Si le tableau III est situé sur un quai de gare (unité de lieu, de temps, de situation), le tableau II fait se succéder comme en accéléré différents espaces/temps (extérieur ou intérieur de la Mairie, seuil, extérieur, puis salle de restaurant)
Ce tableau est une excellente occasion d’aborder la question capitale dans l’étude des textes de théâtre de l’espace/temps de la fiction / espace/temps de la représentation.
On pourra lister les différentes situations du mariage accompagnées du lieu et du moment de la journée. La durée : au minimum sept heures ! On chronométrera alors le temps de lecture : même en tenant compte des temps de jeu qui s’ajouteraient sur scène, à l’évidence, il serait impossible de jouer cette scène de manière réaliste, de même qu’on ne pourrait figurer tous les lieux dans un décor. Ce sera donc aux acteurs de faire imaginer aux spectateurs une situation qu’ils ont connue, tout ça sur plateau nu, l’essentiel étant d’exprimer la joie, puis l’inquiétude, puis le refus de l’inquiétude : « Serre-moi fort / Et dansons ».
Sauf à jouer cette scène en accéléré comme dans les films muets (pourquoi pas à expérimenter mais garder cette mise en jeu, facteur de comique, ne s’accorderait guère à la tonalité d’ensemble et au contraste recherché avec le Tableau III) la recherche de mise en jeu obligera à trouver une image théâtrale en mouvement plutôt qu’un jeu réaliste.
Si le groupe ou les deux trois sous-groupes éventuels de recherche ne parviennent pas à exprimer la vie et la joie collective de cette scène, on pourra passer par le détour d’une improvisation : la sortie dans la cour quand la cloche des vacances a sonné ; le coup de sifflet final qui donne la victoire à une équipe sportive, etc.
Pourraient aider si nécessaire d’autres exercices préalables de marche dans l’espace avec travail du volume sonore, du murmuré au dit à une personne, au crié au hurlé seul ou ensemble.
Là l’espace/temps peut se superposer à celui de la représentation sauf qu’il serait maladroit de créer le décor d’une gare pour ce seul tableau alors que dans l’ensemble du texte, il n’y en aurait pas.

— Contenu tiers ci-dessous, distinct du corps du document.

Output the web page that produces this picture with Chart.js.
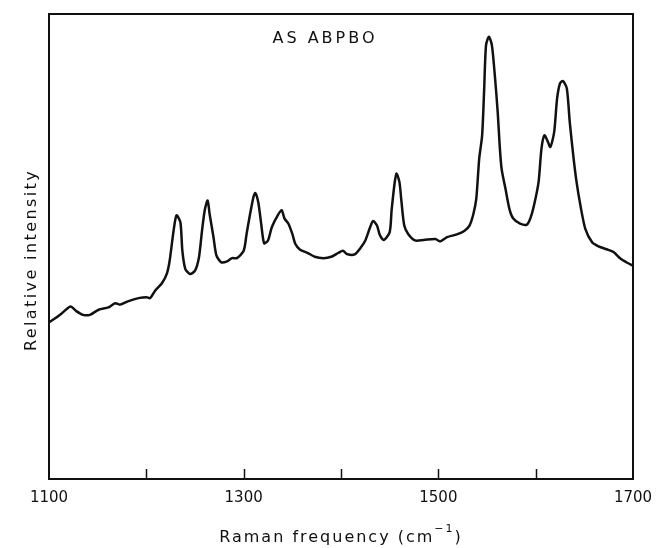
<!DOCTYPE html>
<html>
<head>
<meta charset="utf-8">
<script src="https://cdn.jsdelivr.net/npm/chart.js@4.4.1/dist/chart.umd.min.js"></script>
<style>
  html, body { margin: 0; padding: 0; background: #fff; }
  #wrap { width: 657px; height: 548px; }
</style>
</head>
<body>
<div id="wrap"><canvas id="chart"></canvas></div>
<script>
// Raman spectrum (intensity in arbitrary 0-100 units)
const frequencies = [
  1100, 1106, 1113, 1122, 1128, 1135, 1142, 1151, 1161, 1168, 1173, 1181, 1192, 1200, 1204,
  1209, 1216, 1221, 1224, 1228, 1231, 1235, 1237, 1240, 1245, 1250, 1254, 1257, 1260, 1263,
  1265, 1269, 1272, 1277, 1283, 1288, 1293, 1300, 1303, 1306, 1310, 1312, 1315, 1318, 1321,
  1325, 1329, 1335, 1339, 1342, 1346, 1350, 1353, 1358, 1366, 1373, 1382, 1390, 1397, 1402,
  1406, 1414, 1420, 1425, 1430, 1433, 1437, 1440, 1444, 1450, 1452, 1455, 1457, 1460, 1462,
  1465, 1469, 1476, 1485, 1497, 1502, 1509, 1519, 1527, 1532, 1536, 1539, 1542, 1545, 1547,
  1549, 1552, 1555, 1558, 1561, 1563, 1565, 1569, 1573, 1577, 1584, 1591, 1595, 1599, 1603,
  1606, 1609, 1612, 1615, 1619, 1622, 1625, 1628, 1632, 1635, 1639, 1642, 1646, 1651, 1658,
  1664, 1673, 1680, 1687, 1694, 1700
];
const intensities = [
  33.7, 34.5, 35.6, 37.1, 36.1, 35.3, 35.3, 36.4, 36.9, 37.8, 37.5, 38.2, 38.9, 39.1, 38.9,
  40.5, 42.1, 44.1, 47.0, 53.4, 56.7, 55.2, 49.1, 45.2, 44.1, 44.8, 47.6, 53.0, 57.8, 59.9,
  57.0, 52.0, 48.1, 46.6, 46.8, 47.5, 47.5, 49.1, 52.7, 56.3, 60.6, 61.5, 59.5, 54.9, 50.7,
  51.3, 54.2, 56.7, 57.8, 56.0, 54.9, 52.7, 50.6, 49.3, 48.6, 47.8, 47.5, 47.8, 48.6, 49.1,
  48.4, 48.3, 49.7, 51.3, 54.2, 55.5, 54.5, 52.4, 51.4, 53.1, 57.8, 63.5, 65.7, 63.9, 59.9,
  54.5, 52.7, 51.3, 51.4, 51.6, 51.1, 52.0, 52.6, 53.4, 54.5, 57.0, 60.3, 68.9, 73.9, 83.3,
  93.3, 95.1, 93.3, 86.9, 78.9, 71.8, 66.7, 62.4, 58.1, 56.0, 54.9, 54.7, 56.3, 59.5, 63.9,
  71.1, 73.9, 72.8, 71.4, 74.6, 81.8, 85.1, 85.6, 84.0, 76.8, 68.9, 63.9, 58.8, 53.8, 50.9,
  50.1, 49.4, 48.8, 47.4, 46.5, 45.9
];

// tick marks every 100, labels only on every other one
const tickMarks = [1200, 1300, 1400, 1500, 1600];
const tickLabels = [1100, 1300, 1500, 1700];

const sampleName = 'AS ABPBO';
const yTitle = 'Relative intensity';
const xTitleMain = 'Raman frequency (cm';
const xTitleSup = '\u22121';
const xTitleEnd = ')';

const ink = '#111';
const fontFamily = '"DejaVu Sans", sans-serif';

// frame, inner ticks and the free-standing texts
const decorations = {
  id: 'decorations',
  afterDraw(chart) {
    const ctx = chart.ctx;
    const area = chart.chartArea;
    const x = chart.scales.x;
    ctx.save();
    ctx.strokeStyle = ink;
    ctx.lineWidth = 2;
    ctx.strokeRect(area.left, area.top, area.right - area.left, area.bottom - area.top);

    ctx.lineWidth = 1.5;
    tickMarks.forEach(v => {
      const px = Math.round(x.getPixelForValue(v)) + 0.5;
      ctx.beginPath();
      ctx.moveTo(px, area.bottom);
      ctx.lineTo(px, area.bottom - 10);
      ctx.stroke();
    });

    ctx.fillStyle = ink;
    ctx.textBaseline = 'alphabetic';

    // sample label inside the frame
    ctx.textAlign = 'center';
    ctx.letterSpacing = '3px';
    ctx.font = '16px ' + fontFamily;
    ctx.fillText(sampleName, 325, 43);

    // x axis title with superscript
    ctx.textAlign = 'left';
    ctx.letterSpacing = '2px';
    ctx.font = '16px ' + fontFamily;
    const wMain = ctx.measureText(xTitleMain).width;
    const wEnd = ctx.measureText(xTitleEnd).width;
    ctx.font = '11px ' + fontFamily;
    const wSup = ctx.measureText(xTitleSup).width;
    const cx = (area.left + area.right) / 2;
    let tx = cx - (wMain + wSup + wEnd) / 2;
    ctx.font = '16px ' + fontFamily;
    ctx.fillText(xTitleMain, tx, 542);
    tx += wMain;
    ctx.font = '11px ' + fontFamily;
    ctx.fillText(xTitleSup, tx, 532);
    tx += wSup;
    ctx.font = '16px ' + fontFamily;
    ctx.fillText(xTitleEnd, tx, 542);

    // y axis title
    ctx.textAlign = 'center';
    ctx.letterSpacing = '2.4px';
    ctx.translate(36, 260);
    ctx.rotate(-Math.PI / 2);
    ctx.fillText(yTitle, 0, 0);
    ctx.restore();
  }
};

new Chart(document.getElementById('chart'), {
  type: 'line',
  data: {
    datasets: [{
      data: frequencies.map((f, i) => ({ x: f, y: intensities[i] })),
      borderColor: ink,
      borderWidth: 2.5,
      pointRadius: 0,
      tension: 0.25,
      fill: false
    }]
  },
  options: {
    responsive: true,
    maintainAspectRatio: false,
    animation: false,
    layout: { padding: { left: 49, right: 24, top: 14, bottom: 31 } },
    plugins: {
      legend: { display: false },
      tooltip: { enabled: false }
    },
    scales: {
      x: {
        type: 'linear',
        min: 1100,
        max: 1700,
        afterFit: scale => { scale.paddingLeft = 0; scale.paddingRight = 0; },
        grid: { display: false, drawTicks: false },
        border: { display: false },
        ticks: {
          stepSize: 100,
          autoSkip: false,
          maxRotation: 0,
          padding: 10,
          color: ink,
          font: { family: fontFamily, size: 15 },
          callback: v => tickLabels.includes(v) ? String(v) : ''
        },
        title: { display: false }
      },
      y: {
        display: false,
        min: 0,
        max: 100
      }
    }
  },
  plugins: [decorations]
});
</script>
</body>
</html>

Comme dans le II on préférera l’évocation par le seul jeu des acteurs, placements et déplacements, en tout cas mouvements.
L’essentiel sera de leur faire chercher tout ce qui accentuera pour les spectateurs, le contraste par comparaison possible. De là naîtra l’émotion ressentie à la lecture, qu’ils se disent, eux aussi « quelle connerie la guerre ! ».
Si l’on veut tout de même faire imaginer le quai de gare, comment faire ?
D’abord choisir le placement des soldats ; à défaut d’une bande étroite d’éclairage au sol, les élèves suggéreront certainement le bruitage d’un train. Dans ce cas, ils auront peut-être l’idée d’accentuer le contraste avec le tableau II en y introduisant une musique de bal (à peine commencée aussitôt interrompue par le bruitage du train).
Ils auront aussi à cœur, suite à la recherche préalable de mise en voix, de créer cet effet de gros plan sur Arsène et Coquelicot à la fin des deux scènes, tel qu’écrit par l’auteur.